Study shows how big data and artificial intelligence can be leveraged to develop a more informative credit model to support the UAE SME ecosystem.
The ADGM Academy Research Centre in collaboration with the Asian Institute of Digital Finance (AIDF) at the National University of Singapore published the Leveraging Artificial Intelligence to Enhance the SME Ecosystem in the UAE white paper. The study shows how big data and artificial intelligence can be leveraged to develop a more informative credit model to support the UAE’s SME ecosystem and drive improved decision making when lending to SMEs.
SMEs represent the backbone of most of the world’s economies. As a result, they are getting thoughtful attention from planners, economists, governments, and multilateral agencies for their impact on national economies and the continuous market dynamics they are likely to contribute in creating job opportunities, enhancing productivity, fostering innovation, generating tax revenues and achieving the Sustainable Development Goals (SDGs) by delivering more inclusive economic growth, environmental sustainability, promoting sustainable industrialisation, reducing income inequalities, and alleviating poverty. Worldwide they represent more than 90% of all companies, generate between 60% and 70% of employment and are responsible for 50% of the Gross Domestic Product (GDP).

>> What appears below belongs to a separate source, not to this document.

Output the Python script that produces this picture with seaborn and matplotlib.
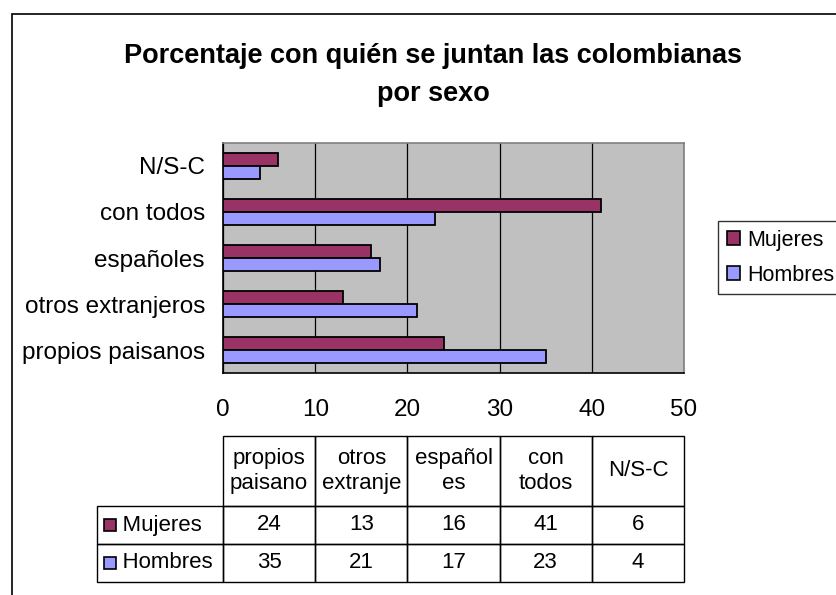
import matplotlib
matplotlib.use('Agg')
import matplotlib.pyplot as plt
import seaborn as sns
import pandas as pd
import numpy as np
from matplotlib.patches import Rectangle, Patch

# Datos del grafico
categorias = ['propios paisanos', 'otros extranjeros', 'españoles', 'con todos', 'N/S-C']
encabezados_tabla = ['propios\npaisano', 'otros\nextranje', 'español\nes', 'con\ntodos', 'N/S-C']
series = ['Mujeres', 'Hombres']
mujeres = [24, 13, 16, 41, 6]
hombres = [35, 21, 17, 23, 4]
colores = {'Mujeres': '#993366', 'Hombres': '#9999FF'}
marcas_x = [0, 10, 20, 30, 40, 50]
titulo = 'Porcentaje con quién se juntan las colombianas\npor sexo'

df = pd.DataFrame({
    'categoria': categorias * 2,
    'sexo': ['Mujeres'] * len(mujeres) + ['Hombres'] * len(hombres),
    'valor': mujeres + hombres,
})

sns.set_style('white')
plt.rcParams['font.family'] = ['Liberation Sans', 'DejaVu Sans']
plt.rcParams['text.color'] = 'black'
plt.rcParams['xtick.color'] = 'black'
plt.rcParams['ytick.color'] = 'black'
plt.rcParams['axes.labelcolor'] = 'black'

TAM = 17.5      # etiquetas de los ejes
TAM_TABLA = 16  # tabla y leyenda

W, H = 836, 595
fig = plt.figure(figsize=(W / 100, H / 100), dpi=100)

# marco exterior del grafico (se sale por la derecha y por abajo)
fig.patches.append(Rectangle((12 / W, -0.1), 1.2, 1.1 - 14 / H, transform=fig.transFigure,
                             fill=False, edgecolor='black', linewidth=1.2, zorder=0))

fig.text(433 / W, 1 - 75 / H, titulo, ha='center', va='center', fontsize=19.5,
         fontweight='bold', linespacing=1.6)

# area de trazado
ax = fig.add_axes([223 / W, 1 - 373 / H, (684 - 223) / W, (373 - 143) / H])
sns.barplot(data=df, y='categoria', x='valor', hue='sexo', order=categorias[::-1],
            hue_order=series, palette=colores, width=0.56, edgecolor='black',
            linewidth=1.3, saturation=1, legend=False, ax=ax, zorder=3)
ax.set_facecolor('#C0C0C0')
ax.set_xlim(0, 50)
ax.set_ylim(len(categorias) - 0.5, -0.5)
ax.set_xticks(marcas_x)
ax.set_xlabel('')
ax.set_ylabel('')
ax.grid(axis='x', color='black', linewidth=0.9, zorder=1)
ax.grid(axis='y', visible=False)
ax.set_axisbelow(True)
ax.set_yticks(np.arange(-0.5, len(categorias)), minor=True)
ax.tick_params(axis='y', which='major', length=0, pad=13, labelsize=TAM)
ax.tick_params(axis='y', which='minor', length=5, color='black', width=1)
ax.tick_params(axis='x', length=5, color='black', width=1, pad=14, labelsize=TAM, direction='out')
for lado in ['left', 'bottom']:
    ax.spines[lado].set_color('black')
    ax.spines[lado].set_linewidth(1.2)
for lado in ['top', 'right']:
    ax.spines[lado].set_color('#808080')
    ax.spines[lado].set_linewidth(1.2)

# leyenda
manejadores = [Patch(facecolor=colores[s], edgecolor='black', linewidth=1.2) for s in series]
leg = fig.legend(manejadores, series, loc='upper left', bbox_to_anchor=(718 / W, 1 - 221 / H),
                 frameon=True, fancybox=False, fontsize=15.5, handlelength=0.6, handleheight=0.6,
                 handletextpad=0.35, labelspacing=0.65, borderpad=0.4, borderaxespad=0)
leg.get_frame().set_edgecolor('black')
leg.get_frame().set_linewidth(1.0)

# tabla de datos
ax_t = fig.add_axes([97 / W, 1 - 582 / H, (684 - 97) / W, (582 - 436) / H])
ax_t.axis('off')
filas = [[''] + encabezados_tabla]
for s, vals in zip(series, [mujeres, hombres]):
    filas.append(['    ' + s] + [str(v) for v in vals])
ancho_etiqueta = (223 - 97) / (684 - 97)
ancho_col = (1 - ancho_etiqueta) / len(categorias)
tabla = ax_t.table(cellText=filas, colWidths=[ancho_etiqueta] + [ancho_col] * len(categorias),
                   cellLoc='center', bbox=[0, 0, 1, 1])
tabla.auto_set_font_size(False)
tabla.set_fontsize(TAM_TABLA)
alturas = [70 / 146, 38 / 146, 38 / 146]
for (r, c), celda in tabla.get_celld().items():
    celda.set_height(alturas[r])
    celda.set_edgecolor('black')
    celda.set_linewidth(1.0)
    celda.set_facecolor('none')
    celda.get_text().set_color('black')
    if r == 0 and c == 0:
        celda.visible_edges = ''
    if c == 0 and r > 0:
        celda.get_text().set_ha('left')
        celda.PAD = 0.01
    celda.get_text().set_linespacing(1.2)

# muestras de color en las etiquetas de fila
y_fila = 1 - alturas[0]
for s in series:
    centro = y_fila - alturas[1] / 2
    ax_t.add_patch(Rectangle((7 / 587, centro - 6 / 146), 12 / 587, 12 / 146,
                             transform=ax_t.transAxes, facecolor=colores[s],
                             edgecolor='black', linewidth=1.2, clip_on=False))
    y_fila -= alturas[1]

fig.savefig('out.png', dpi=100)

In 2020 there were over 322 million formal SMEs, employing more than 705 million people. However, SMEs face challenges in securing financing to grow their business.
The study details the structural barriers SMEs encounter when trying to access financing, including challenges perceived on both the demand and supply sides of the ecosystem. A significant challenge is the Know Your Customer (KYC) process, which is time consuming and cumbersome for SMEs due to anti-money laundering and combatting the financing of terrorism requirements. Opening a bank account can take up to three months in some cases.

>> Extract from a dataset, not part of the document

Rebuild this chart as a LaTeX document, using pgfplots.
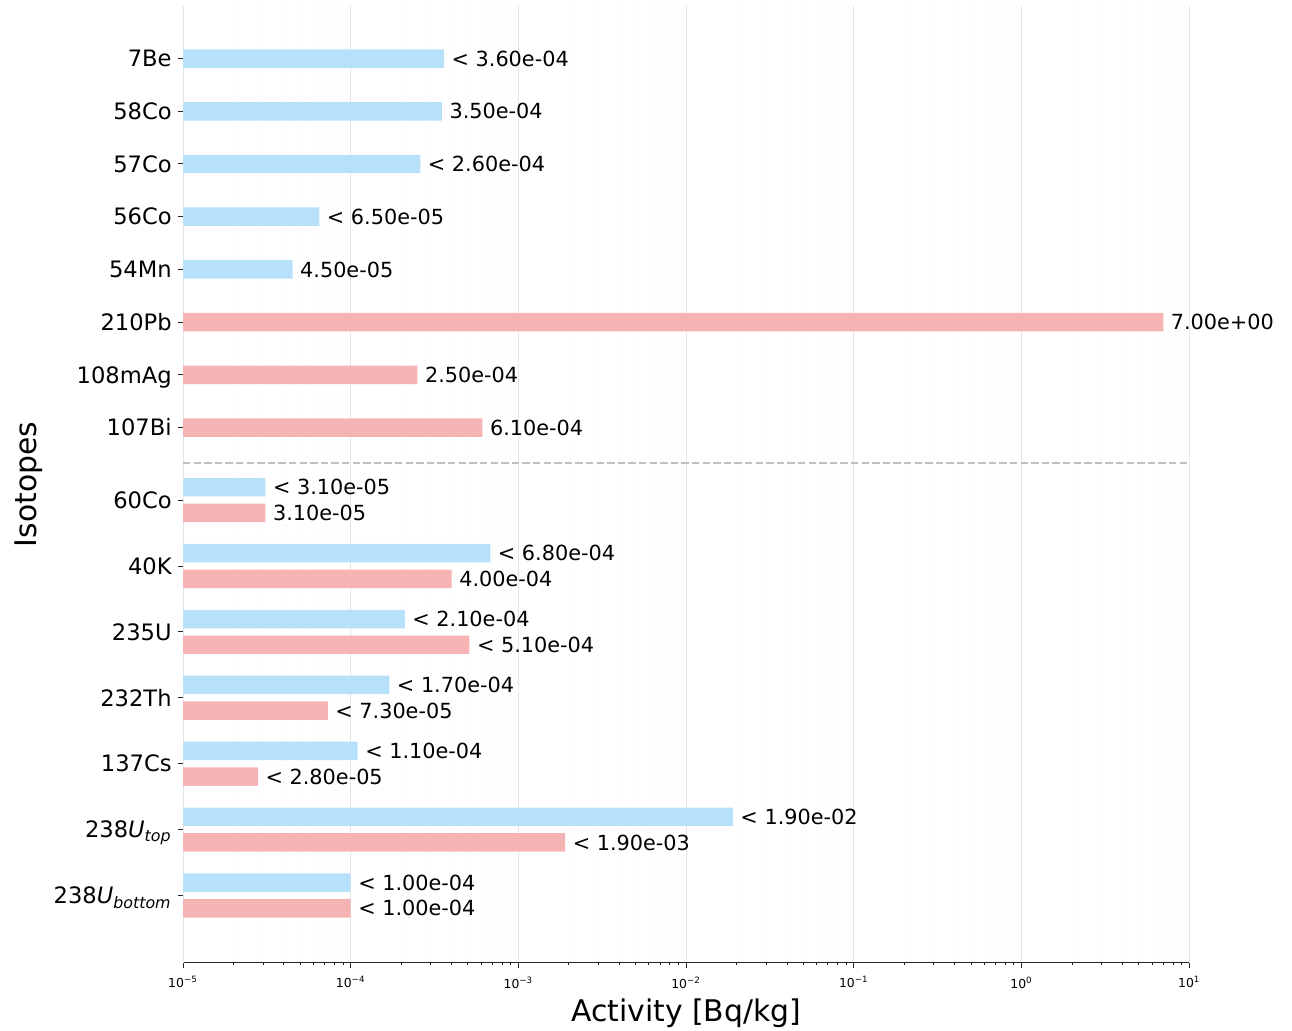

Generally, SMEs have less publicly available information compared to larger corporates. As a result, banks have more difficulty assessing the creditworthiness of SMEs, so credit decisions take longer, involve higher costs and require collateral. The study presents a case study on an innovative solution to reduce this information asymmetry between borrowers and lenders.
“The paper highlights the pain points felt by parties in the ecosystem pertaining to SME financing in the UAE and Abu Dhabi, and proposes a simple, yet robust, solution that paves the way to create an artificial intelligence and big data analytics-based Credit Bureau 3.0, a coordinated but decentralised digital platform,” says Jin-Chuan Duan, Executive Director of AIDF and Jardine Cycle & Carriage Professor of Finance, National University of Singapore.
Privacy-preserved data sharing among creditors can develop more reliable credit models through federated learning. The models can better measure borrowers’ creditworthiness at a lower cost and thus help reverse lenders’ low-risk appetite to engage with SMEs. Such data sharing, in effect, operates on the principles of coopetition, where lenders cooperate to create a shared infrastructure while competing. The proposed federated learning platform targets interpretable credit risk models that combine artificial intelligence, machine learning and big data aiming to reduce information asymmetries between debtors and creditors for all participating lending institutions but still allows them to build an individual competitive edge. The shared infrastructure lowers information acquisition costs to lenders and passes down the savings to borrowers via competition.
“The research demonstrates that a coopetition structure enables the creation of an improved credit model as a public good shared by all lenders, who can still compete based on risk appetite, services, and operational efficiency,” says Jassim Al Marzooqi, Associate Director, Business Enablement and Research, ADGM Academy. “SMEs, and ultimately the UAE economy, will benefit greatly from such an approach.”
“There is a great deal of literature that discusses the SME ecosystem in general or that focuses on the most important component of this model, which is access to finance. However, there are few works that go beyond a review of the well-known facts to provide practical solutions that are applicable and could have a significant impact on proper application,” says Mrs. Mouza Obaid Al Nasri, Executive Director of the SMEs Sector, Abu Dhabi Department of Economic Development. “This white paper is one of those distinguished studies that is able to diagnose the SMEs ecosystem accurately and comprehensively in the UAE and Abu Dhabi, as well as describe one of the successful experiences, which is to create a model that employs artificial intelligence to assist banks in making decisions regarding financing the SMEs that apply to them. This model will have a significant impact on the SMEs landscape in the UAE.”